Haziran 29, 2007

28.

"Yaşamında , şunları da yaşabileceksin:-
1) Birisini, ona söyleyecek birşey bulamadığın için, aramak...
2) Birisini, onu artık görmeyeceğini söylemek için, beklemek...
3) Birisini, onu görmemeye dayanamadığın için, terketmek...

Neler yaşamayacaksın ki!..."

(Oruç Aruoba, de ki işte, sf. 64, Metis Yayınları, 1990)

Haziran 25, 2007

Uçan Balon



Kare 1

Minibüste gidiyorum. Harem'e yaklaştık.. Sağdaki yolun kenarında kaldırımda bir adam, tam onun önünde, yerde oturan bir çocuk giriyo kareye. Otobüsten inmişler. Bavullar adamın arkasında. Bekliyor. Çocuk, yerdeki kumları avuçluyor. Alıp alıp rüzgara bırakıyor kumları. Öyle az kum var ki betonun üzerinde. İçim burkuluyor..

Kare 2

Hastane çıkışı... Yaklaşık 500 kişi, 18:20 de kalkmak üzere bizi bekleyen servislerimizi bekliyoruz. Birazdan tek sıra halinde servisler uzun yolculuklarına başlayacaklar. Herkes bekleşiyor. Hastanenin koca bir ağzı var. Acil girişi, mesai sonrası oradan çıkılıyor. Aynı zamanda da sigara içme bölgesi. Orada zehirleniliyor. Bir nevi freezone da denebilir. Kreşten dönen personel çocukları koşturuyor ortada. Bir tanesi karşıki çim alanın tam ortasında oturuyor. Çocuk oturuşu (bacaklar iki yana açık). Kopardığı çimenleri rüzgara savuruyor.

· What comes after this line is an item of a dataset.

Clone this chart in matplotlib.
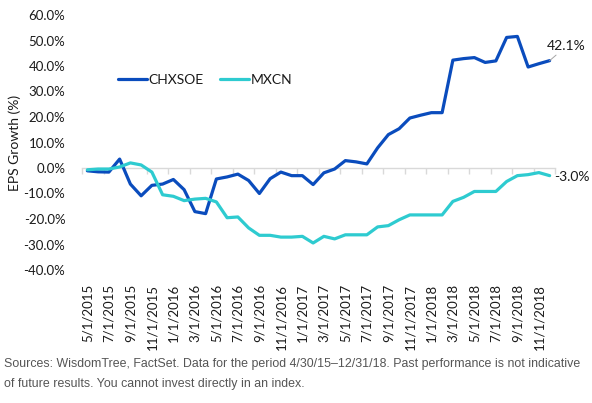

Gülüyor annesine bakarak, annesinden cevap: "Koparmasana kızım otları!!!"

Kare 3

2-3 ay öncesine kadar Çayırova gişelerinden çıkıp, Kurtköy'e doğru giderken yolun kenarında 14-15 yaşlarında bir kız dururdu. Bir kamyondan inip diğerine binerdi. Her akşam geçerken başında başka bir renk yemeni ile görürdüm onu. Kadın mıydı? Çocuk muydu? Hiç biri gibi hissetmediği kesindi. Gözlerini görürdüm geçerken. Bazı akşamlar başındaki yemeniyi eline alır, arabalara öyle el ederdi. Salına salına yolun kenarında yürürdü. Sonraları görmedim onu hiç.

Haziran 22, 2007

İpekböceği

Uzun beyaz... Başında bir beyaz daha. Elinde bir çiçek. -Evet'ler uçuşuyor havada. Herkes ağlamaklı. Ben izliyorum. İçimde uçuşan kelimelere tutunmak istiyorum. Bir yol açsınlar bana istiyorum. Olmuyor. Hani bazen "ama olmaz ki yaaaa.." diyip, içi erir ya insanın. Öyle. Oyun arkadaşım gidiyor. Ondan hüzünlüyüm. Uzun bir yolculuğun, en uzun molasındayız onla. Değişik bir hale dönüşüyor yolculuk da aynı zamanda. "Eskisi gibi senle..." "hani yapardık ya..." cümleleri kurmak zamanı yakın. Büyüyoruz. Ablam evleniyor. 21 Temmuz'da...

Haziran 19, 2007

Bir

Bazen kendini akışa bırakmak hiç kolay olmuyor. Yapmak istediklerini zamana yayıp, son bir şans vermek, olmasını dilemek, beklemek ve bunun için emek harcamak ve tükenmek. Yorgunlukla gelen bir son noktası mı bu. Bardak taştı mı acaba? Kimin parmagı var bu sonda? Başlangıç mı istiyorsun? Bence bu kadar düşünme. Yarın, yaşam seni orada yine bekliyor olacak.